One of these new stories was from a colleague who recalled being “on a school trip to Portugal for a football tour on a coach with the kids and one of them swore through the window to an opposition fan. They surrounded us, and we ended up having to get a police escort out of the football ground. At this point, my bag started leaking. Kids were sat behind me arguing about who had farted! Only the teacher sitting opposite me knew what was going on. All I had was a tissue that I stuffed in to stop it leaking, but then needed to get rid of it, so I just had to throw it out the window. I then realised that I had basically thrown a shitty tissue at the police who were trying to get us out safely!”
I had leaking experiences too – it happened at work once or twice, when I was waitressing during college, and before I had grown the confidence to be completely open. When it happened, I decided my only option was to grab my car keys and get out. In hindsight it was not my only option; though it would have taken some courage, I could have dealt with the mishap and continued at work. Leaks almost always come on gradually – no one else needs to know about them.
However, the leak wasn’t the hardest part of the situation, rather it was the shame I felt – a valid but unnecessary part of having an IBD or a stoma bag. Jack is currently experiencing a stoma retraction, where the stoma withdraws, meaning leaks can be more frequent. He’s counting down the days until another surgery, but until then is suffering from a lot of pain due to the skin around the stoma, which can become irritated, essentially like a nappy rash. “It feels like someone is holding a flame to your stomach,” he explains.
Even so, he managed to complete the Great Northern Run recently: “I had this idealised view of the finish line after the marathon, but instead I was feeling so rough for a couple of months before that I literally did no training. I bought a pair of running shoes and wore them once before I did the run”. On top of this, he is also involved in his school’s diversity society, where he begins his talks by explaining, “I might not look like the most diverse member of staff, but under law I am disabled.”
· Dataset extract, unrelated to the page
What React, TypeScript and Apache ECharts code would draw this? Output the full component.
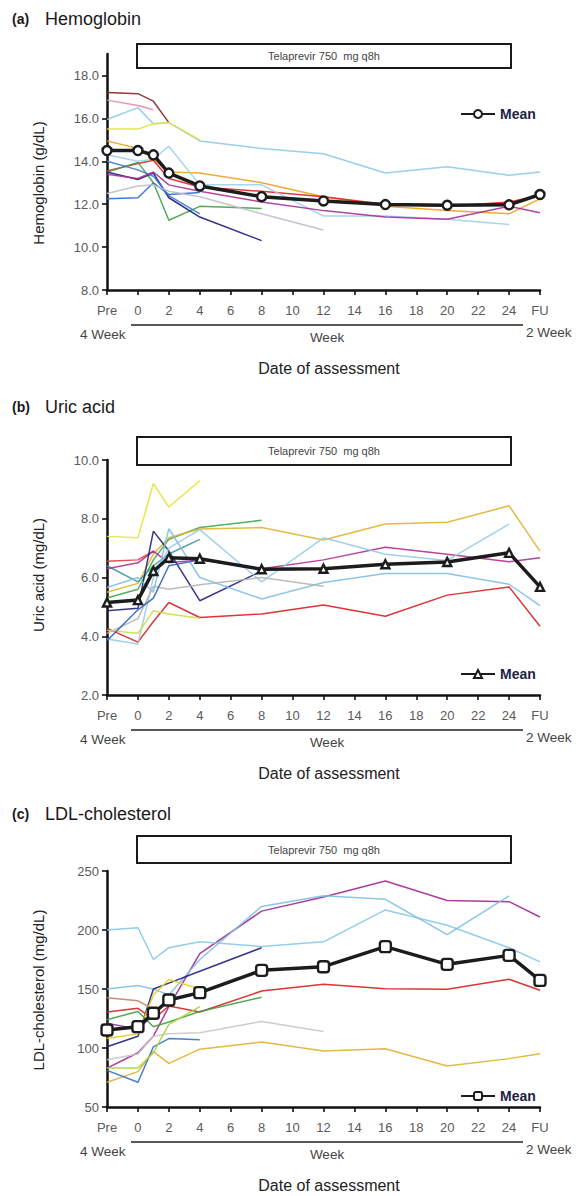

I have since had a proctocolectomy with ileal pouch-anal anastomosis (j-pouch surgery) meaning I no longer use a stoma bag and go to the toilet normally, but still more frequently than most people. I have begun identifying as having a disability in job interviews and using the Radar Disabled Toilet Key when I need to, because having easy access to something as simple as a toilet means my symptoms are just symptoms, not problems. As Jack says, “It’s better than shitting yourself there and then!”
Something Jack and I are aware of is that if we have children, they are more likely than the rest of the population to also suffer with Colitis, but, as Jack says: “If I think my life is worth living then theirs would be too.”
In his book, Jack also covers the effect that the disease has on mental health – he details the points at which he was left feeling suicidal and depressed, something he had never experienced pre-colitis. And how, as a chronic illness sufferer, you are consumer target no. 1 for alternative medicines: “Einstein is famous for saying God doesn’t play dice but there’s so much probability at play – we can’t predict everything and understand everything.” As a science teacher, he believes that there are likely a combination of factors at play, which contribute to the disease’s cause, such as pollution, diet and genetics.
The relentlessness of Colitis – and the powerlessness felt in the face of its incurability – means one of the only things that someone diagnosed with it can do is communicate their experience. Having conversations with people who are as courageously honest as Jack does a whole lot to alleviate our anxiety by removing the isolation of individual experience. Finding a cure or a cause for Colitis is dependent on medical experts but destigmatising and erasing the shame that surrounds its symptoms is one thing we are capable of.